Given exercise:
Retype only what runs from the first line of the listing to the line holding "from bokeh.resources import INLINE", both included. Do not retype the pictures.
═════ Information provided
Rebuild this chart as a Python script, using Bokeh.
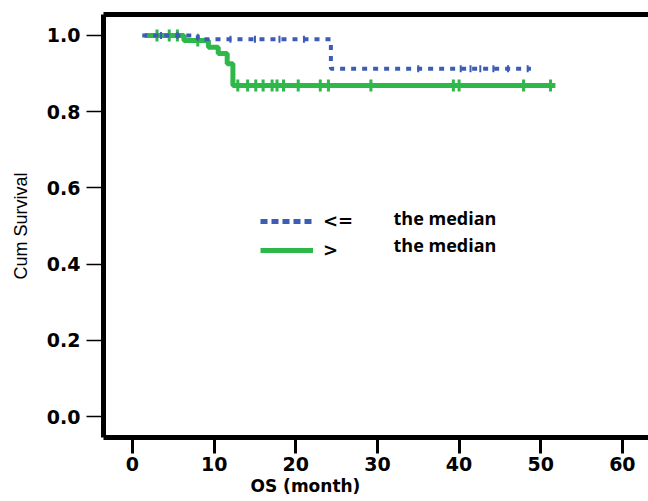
import math
from bokeh.plotting import figure
from bokeh.models import (Range1d, FixedTicker, LinearAxis, Legend, LegendItem,
                          Label, NumeralTickFormatter, Title)
from bokeh.embed import file_html
from bokeh.resources import INLINE

# ---- data ----
low_time = [1.2, 8.0, 24.3, 48.8]
low_surv = [1.0, 0.99, 0.913, 0.913]
low_cens = [3.5, 5.5, 12.0, 15.0, 18.0, 21.0, 35.0, 40.2, 41.4, 42.6, 44.2, 46.0, 48.4]

high_time = [1.5, 6.3, 9.3, 10.5, 11.6, 12.3, 51.8]
high_surv = [1.0, 0.987, 0.969, 0.953, 0.926, 0.869, 0.869]
high_cens = [3.0, 4.5, 5.5, 8.0, 12.9, 14.1, 15.1, 16.0, 17.1, 17.7, 18.5, 20.3,
             23.0, 24.0, 29.2, 39.3, 40.0, 47.9, 51.2]

x_ticks = [0, 10, 20, 30, 40, 50, 60]
y_ticks = [0.0, 0.2, 0.4, 0.6, 0.8, 1.0]
labels = ["<=", ">"]
label_suffix = "the median"
x_title = "OS (month)"
y_title = "Cum Survival"

BLUE = "#3c5cb6"
GREEN = "#2fb84a"
NAN = float("nan")


def surv_at(times, survs, t):
    s = survs[0]
    for ti, si in zip(times, survs):
        if ti <= t:
            s = si
    return s


low_cens_y = [surv_at(low_time, low_surv, t) for t in low_cens]
high_cens_y = [surv_at(high_time, high_surv, t) for t in high_cens]

p = figure(width=648, height=501, output_backend="svg", toolbar_location=None,
           x_range=Range1d(-3.55, 63.2), y_range=Range1d(-0.0551, 1.0551),
           min_border_left=103, min_border_right=0, min_border_top=14,
           min_border_bottom=64)
p.background_fill_color = "white"
p.border_fill_color = "white"
p.outline_line_color = None
p.grid.visible = False

TICK_FONT = "DejaVu Sans"

# x axis
xa = p.xaxis[0]
xa.ticker = FixedTicker(ticks=x_ticks)
xa.axis_line_width = 5
xa.axis_line_color = "black"
xa.major_tick_line_width = 3
xa.major_tick_out = 16
xa.major_tick_in = 0
xa.minor_tick_line_color = None
xa.major_label_standoff = 3
xa.major_label_text_font = TICK_FONT
xa.major_label_text_font_style = "bold"
xa.major_label_text_font_size = "19px"
xa.major_label_text_color = "black"

# x axis title, placed below the axis with a left offset (as in the reference)
p.add_layout(Title(text=x_title, align="left", offset=147, standoff=0,
                   text_font=TICK_FONT, text_font_style="bold",
                   text_font_size="17px", text_color="black"), "below")

# y axis
ya = p.yaxis[0]
ya.ticker = FixedTicker(ticks=y_ticks)
ya.formatter = NumeralTickFormatter(format="0.0")
ya.axis_line_width = 5
ya.axis_line_color = "black"
ya.major_tick_line_width = 1.5
ya.major_tick_out = 17
ya.major_tick_in = 0
ya.minor_tick_line_color = None
ya.major_label_standoff = 6
ya.major_label_text_font = TICK_FONT
ya.major_label_text_font_style = "bold"
ya.major_label_text_font_size = "19px"
ya.major_label_text_color = "black"
ya.axis_label = y_title
ya.axis_label_text_font = "Liberation Sans"
ya.axis_label_text_font_style = "normal"
ya.axis_label_text_font_size = "18px"
ya.axis_label_text_color = "black"
ya.axis_label_standoff = 13

# top border as an axis without ticks
top = LinearAxis(ticker=FixedTicker(ticks=[]), axis_line_width=5, axis_line_color="black",
                 major_tick_line_color=None, minor_tick_line_color=None,
                 major_tick_out=0, major_label_standoff=0,
                 major_label_text_font_size="0px")
p.add_layout(top, "above")

# curves
g_line = p.step(high_time, high_surv, mode="after", line_color=GREEN, line_width=5)
p.scatter(high_cens, high_cens_y, marker="dash", angle=math.pi / 2, size=12,
          line_color=GREEN, line_width=3)
b_line = p.step(low_time, low_surv, mode="after", line_color=BLUE, line_width=4,
                line_dash="5 6")
p.scatter(low_cens, low_cens_y, marker="dash", angle=math.pi / 2, size=7,
          line_color=BLUE, line_width=2)

# legend-only renderers (single NaN point, nothing drawn in the plot)
lb = p.line(x=[NAN], y=[NAN], line_color=BLUE, line_width=5, line_dash="7 4")
lg = p.line(x=[NAN], y=[NAN], line_color=GREEN, line_width=5)
legend = Legend(items=[LegendItem(label=labels[0], renderers=[lb]),
                       LegendItem(label=labels[1], renderers=[lg])],
                location=(157, 177), glyph_width=53, glyph_height=20,
                label_height=20, label_standoff=10, spacing=8, padding=0, margin=0,
                border_line_color=None, background_fill_alpha=0,
                label_text_font=TICK_FONT, label_text_font_style="bold",
                label_text_font_size="18px", label_text_color="black")
p.add_layout(legend, "center")

for yv in [0.52, 0.451]:
    p.add_layout(Label(x=31.97, y=yv, text=label_suffix, text_align="left",
                       text_baseline="middle", text_font="Open Sans",
                       text_font_style="bold", text_font_size="18px",
                       text_color="black"))

open("out.html", "w").write(file_html(p, INLINE))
══════════
Solution:
Rebuild this chart as a Python script, using Bokeh.
import math
from bokeh.plotting import figure
from bokeh.models import (Range1d, FixedTicker, LinearAxis, Legend, LegendItem,
                          Label, NumeralTickFormatter, Title)
from bokeh.embed import file_html
from bokeh.resources import INLINE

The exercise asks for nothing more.